Les attentes étaient que les assises nationales soient le lieu de discussions de ces multiples préoccupations entre Burkinabè de toutes tendances et de tous bords politiques et idéologiques. Est-ce possible que des Burkinabè s’asseyent et discutent sans violence des questions touchant à l’avenir de leur pays ? La réponse est pour le 25 et 26 mai 2024.

Si ces assises devraient ressembler à celles de 2022, est-ce qu’elles auront un sens et une portée cathartique sur la situation que nous vivons ? Il y a plus important que la prolongation de la transition et du mandat du président de la transition, c’est de discuter ensemble entre Burkinabè de manière inclusive sur tous les sujets qui nous concernent.

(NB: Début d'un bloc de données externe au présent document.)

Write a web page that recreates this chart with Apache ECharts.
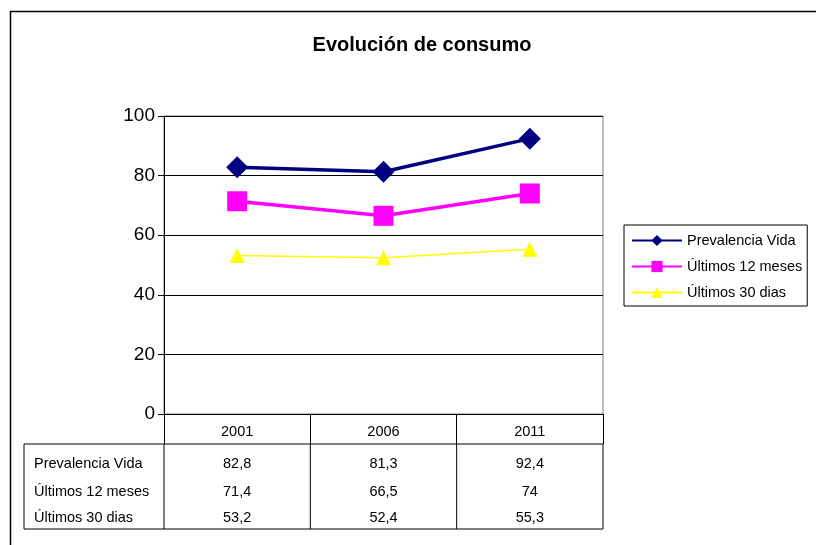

C’est cela prendre la responsabilité de notre destin et de notre vivre ensemble. Si nous échouons, de grâce ne cherchons pas de boucs émissaires faciles du genre c’est la faute aux impérialistes, à leurs valets locaux et aux esclaves. C’est la faute à nous Burkinabè qui n’aimons pas nos frères. Nous serons tous coupables, incapables de nous unir face au danger de désintégration du pays et qui passons notre temps à nous battre entre nous, pendant que la pluie nous bat.